Below is a listing; print exactly its lines from the one containing "Output the LaTeX" down to the one containing "(0,0) rectangle (1279,443);", both inclusive, with every picture left out.

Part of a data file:
## Start
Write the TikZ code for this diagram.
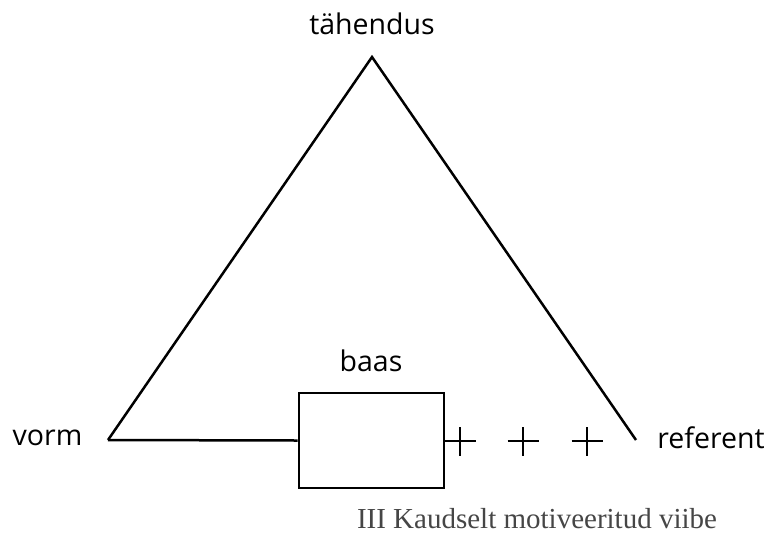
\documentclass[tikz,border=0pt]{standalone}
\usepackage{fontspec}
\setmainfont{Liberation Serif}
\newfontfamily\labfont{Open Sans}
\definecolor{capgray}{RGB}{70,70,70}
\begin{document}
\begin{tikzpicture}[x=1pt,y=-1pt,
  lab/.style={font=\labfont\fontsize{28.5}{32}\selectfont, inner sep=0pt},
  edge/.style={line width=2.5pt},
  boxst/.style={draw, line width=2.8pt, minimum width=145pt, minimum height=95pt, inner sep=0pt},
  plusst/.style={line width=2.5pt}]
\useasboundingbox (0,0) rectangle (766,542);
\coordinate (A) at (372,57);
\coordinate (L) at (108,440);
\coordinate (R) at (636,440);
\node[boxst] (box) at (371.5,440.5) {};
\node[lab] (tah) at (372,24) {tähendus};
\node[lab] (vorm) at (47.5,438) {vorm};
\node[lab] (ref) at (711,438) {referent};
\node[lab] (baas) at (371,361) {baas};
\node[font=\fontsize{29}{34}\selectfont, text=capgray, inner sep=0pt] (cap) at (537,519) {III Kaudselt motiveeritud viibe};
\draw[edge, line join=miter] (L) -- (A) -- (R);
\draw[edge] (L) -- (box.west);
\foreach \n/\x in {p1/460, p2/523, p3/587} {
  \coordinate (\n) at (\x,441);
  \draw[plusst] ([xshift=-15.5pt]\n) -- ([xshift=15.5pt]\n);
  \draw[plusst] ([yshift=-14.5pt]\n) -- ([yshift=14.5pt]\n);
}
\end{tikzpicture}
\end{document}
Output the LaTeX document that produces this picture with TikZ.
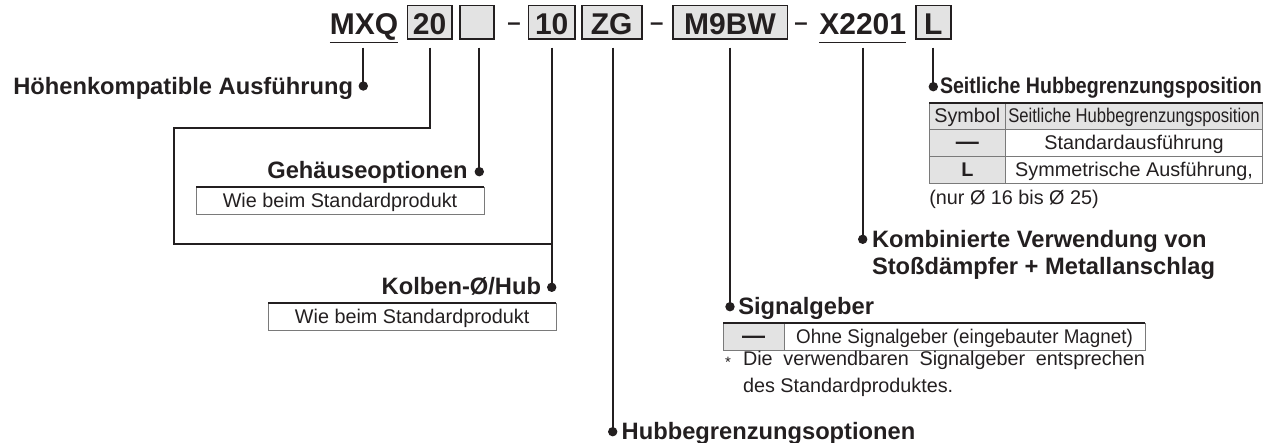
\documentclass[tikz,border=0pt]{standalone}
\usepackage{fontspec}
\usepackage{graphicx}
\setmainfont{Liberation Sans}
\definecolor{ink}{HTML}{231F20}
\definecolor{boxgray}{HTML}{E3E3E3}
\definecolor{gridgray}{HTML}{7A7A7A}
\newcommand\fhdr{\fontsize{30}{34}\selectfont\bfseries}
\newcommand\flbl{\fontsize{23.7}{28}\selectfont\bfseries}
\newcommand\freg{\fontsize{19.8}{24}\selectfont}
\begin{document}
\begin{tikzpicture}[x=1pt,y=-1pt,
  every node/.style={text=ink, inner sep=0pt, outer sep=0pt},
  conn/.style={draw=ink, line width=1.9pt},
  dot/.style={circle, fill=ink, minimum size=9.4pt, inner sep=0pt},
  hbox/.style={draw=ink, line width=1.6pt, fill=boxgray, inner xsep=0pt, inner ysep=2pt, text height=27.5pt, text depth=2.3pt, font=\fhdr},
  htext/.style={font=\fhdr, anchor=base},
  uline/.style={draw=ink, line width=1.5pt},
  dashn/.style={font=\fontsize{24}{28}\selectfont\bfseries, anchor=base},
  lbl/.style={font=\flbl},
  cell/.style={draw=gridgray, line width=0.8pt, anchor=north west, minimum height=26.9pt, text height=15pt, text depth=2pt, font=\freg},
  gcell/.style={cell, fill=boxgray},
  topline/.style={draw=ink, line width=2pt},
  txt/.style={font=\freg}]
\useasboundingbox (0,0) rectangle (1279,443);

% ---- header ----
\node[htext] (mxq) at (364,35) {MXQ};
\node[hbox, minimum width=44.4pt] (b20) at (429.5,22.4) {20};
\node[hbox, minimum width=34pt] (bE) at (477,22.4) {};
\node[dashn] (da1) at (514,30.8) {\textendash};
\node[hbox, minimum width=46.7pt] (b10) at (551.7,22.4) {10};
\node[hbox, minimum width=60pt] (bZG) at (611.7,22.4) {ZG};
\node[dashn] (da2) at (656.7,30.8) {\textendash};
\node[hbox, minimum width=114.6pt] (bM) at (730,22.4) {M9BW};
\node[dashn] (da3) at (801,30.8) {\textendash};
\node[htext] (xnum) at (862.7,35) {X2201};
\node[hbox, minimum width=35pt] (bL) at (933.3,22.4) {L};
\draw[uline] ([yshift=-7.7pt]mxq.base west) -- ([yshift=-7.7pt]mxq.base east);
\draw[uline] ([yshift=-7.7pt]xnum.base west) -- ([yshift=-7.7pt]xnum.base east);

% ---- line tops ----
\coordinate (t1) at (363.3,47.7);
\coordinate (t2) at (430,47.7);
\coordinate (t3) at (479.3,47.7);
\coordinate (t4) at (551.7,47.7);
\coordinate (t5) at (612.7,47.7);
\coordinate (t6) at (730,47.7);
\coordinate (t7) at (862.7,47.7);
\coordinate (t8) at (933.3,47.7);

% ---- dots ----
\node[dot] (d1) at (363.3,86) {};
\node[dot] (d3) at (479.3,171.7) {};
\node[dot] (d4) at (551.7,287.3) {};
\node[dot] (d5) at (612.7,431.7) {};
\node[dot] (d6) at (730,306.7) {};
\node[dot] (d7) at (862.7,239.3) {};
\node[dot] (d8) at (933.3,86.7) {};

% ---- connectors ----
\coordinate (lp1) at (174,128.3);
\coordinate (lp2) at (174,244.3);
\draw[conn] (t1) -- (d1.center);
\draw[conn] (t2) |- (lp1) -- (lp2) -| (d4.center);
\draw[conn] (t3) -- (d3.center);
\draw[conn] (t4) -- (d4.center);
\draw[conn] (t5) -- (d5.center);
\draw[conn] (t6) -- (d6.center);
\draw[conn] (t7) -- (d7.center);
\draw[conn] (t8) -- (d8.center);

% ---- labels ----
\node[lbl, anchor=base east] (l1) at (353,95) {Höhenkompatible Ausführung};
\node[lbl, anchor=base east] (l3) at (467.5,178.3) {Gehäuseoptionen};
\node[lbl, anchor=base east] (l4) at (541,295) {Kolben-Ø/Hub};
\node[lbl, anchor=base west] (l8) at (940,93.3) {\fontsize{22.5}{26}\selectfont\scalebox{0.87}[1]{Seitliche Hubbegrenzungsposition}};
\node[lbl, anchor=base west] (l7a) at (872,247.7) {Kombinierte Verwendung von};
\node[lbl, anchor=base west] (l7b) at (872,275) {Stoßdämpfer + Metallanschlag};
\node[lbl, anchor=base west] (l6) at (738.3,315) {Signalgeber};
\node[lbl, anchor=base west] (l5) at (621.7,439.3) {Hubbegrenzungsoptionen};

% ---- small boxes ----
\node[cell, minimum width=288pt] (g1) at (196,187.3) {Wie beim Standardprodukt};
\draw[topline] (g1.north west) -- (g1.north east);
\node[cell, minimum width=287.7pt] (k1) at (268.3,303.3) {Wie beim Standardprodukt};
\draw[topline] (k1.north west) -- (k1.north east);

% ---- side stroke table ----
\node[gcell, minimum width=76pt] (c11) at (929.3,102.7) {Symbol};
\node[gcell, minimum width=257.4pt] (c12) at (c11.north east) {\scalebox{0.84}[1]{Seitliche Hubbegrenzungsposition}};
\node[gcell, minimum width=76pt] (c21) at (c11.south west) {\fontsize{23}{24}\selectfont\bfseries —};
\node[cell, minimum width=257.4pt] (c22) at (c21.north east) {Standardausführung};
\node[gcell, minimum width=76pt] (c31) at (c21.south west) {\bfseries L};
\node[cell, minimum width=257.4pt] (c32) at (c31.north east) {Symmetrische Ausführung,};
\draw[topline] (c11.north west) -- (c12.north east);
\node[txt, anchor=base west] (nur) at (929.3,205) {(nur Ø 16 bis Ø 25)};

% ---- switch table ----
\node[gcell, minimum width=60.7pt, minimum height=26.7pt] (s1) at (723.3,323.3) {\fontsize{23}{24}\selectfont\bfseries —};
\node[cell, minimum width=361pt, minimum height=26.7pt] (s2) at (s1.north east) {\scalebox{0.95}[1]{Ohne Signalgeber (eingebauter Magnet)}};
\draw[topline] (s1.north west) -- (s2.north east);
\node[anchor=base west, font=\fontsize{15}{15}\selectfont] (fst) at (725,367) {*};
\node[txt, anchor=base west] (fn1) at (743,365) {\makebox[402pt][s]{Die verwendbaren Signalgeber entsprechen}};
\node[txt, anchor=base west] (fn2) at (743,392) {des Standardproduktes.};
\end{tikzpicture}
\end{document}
## End
- Answer for this exercise -
Output the LaTeX document that produces this picture with TikZ.
\documentclass[tikz,border=0pt]{standalone}
\usepackage{fontspec}
\usepackage{graphicx}
\setmainfont{Liberation Sans}
\definecolor{ink}{HTML}{231F20}
\definecolor{boxgray}{HTML}{E3E3E3}
\definecolor{gridgray}{HTML}{7A7A7A}
\newcommand\fhdr{\fontsize{30}{34}\selectfont\bfseries}
\newcommand\flbl{\fontsize{23.7}{28}\selectfont\bfseries}
\newcommand\freg{\fontsize{19.8}{24}\selectfont}
\begin{document}
\begin{tikzpicture}[x=1pt,y=-1pt,
  every node/.style={text=ink, inner sep=0pt, outer sep=0pt},
  conn/.style={draw=ink, line width=1.9pt},
  dot/.style={circle, fill=ink, minimum size=9.4pt, inner sep=0pt},
  hbox/.style={draw=ink, line width=1.6pt, fill=boxgray, inner xsep=0pt, inner ysep=2pt, text height=27.5pt, text depth=2.3pt, font=\fhdr},
  htext/.style={font=\fhdr, anchor=base},
  uline/.style={draw=ink, line width=1.5pt},
  dashn/.style={font=\fontsize{24}{28}\selectfont\bfseries, anchor=base},
  lbl/.style={font=\flbl},
  cell/.style={draw=gridgray, line width=0.8pt, anchor=north west, minimum height=26.9pt, text height=15pt, text depth=2pt, font=\freg},
  gcell/.style={cell, fill=boxgray},
  topline/.style={draw=ink, line width=2pt},
  txt/.style={font=\freg}]
\useasboundingbox (0,0) rectangle (1279,443);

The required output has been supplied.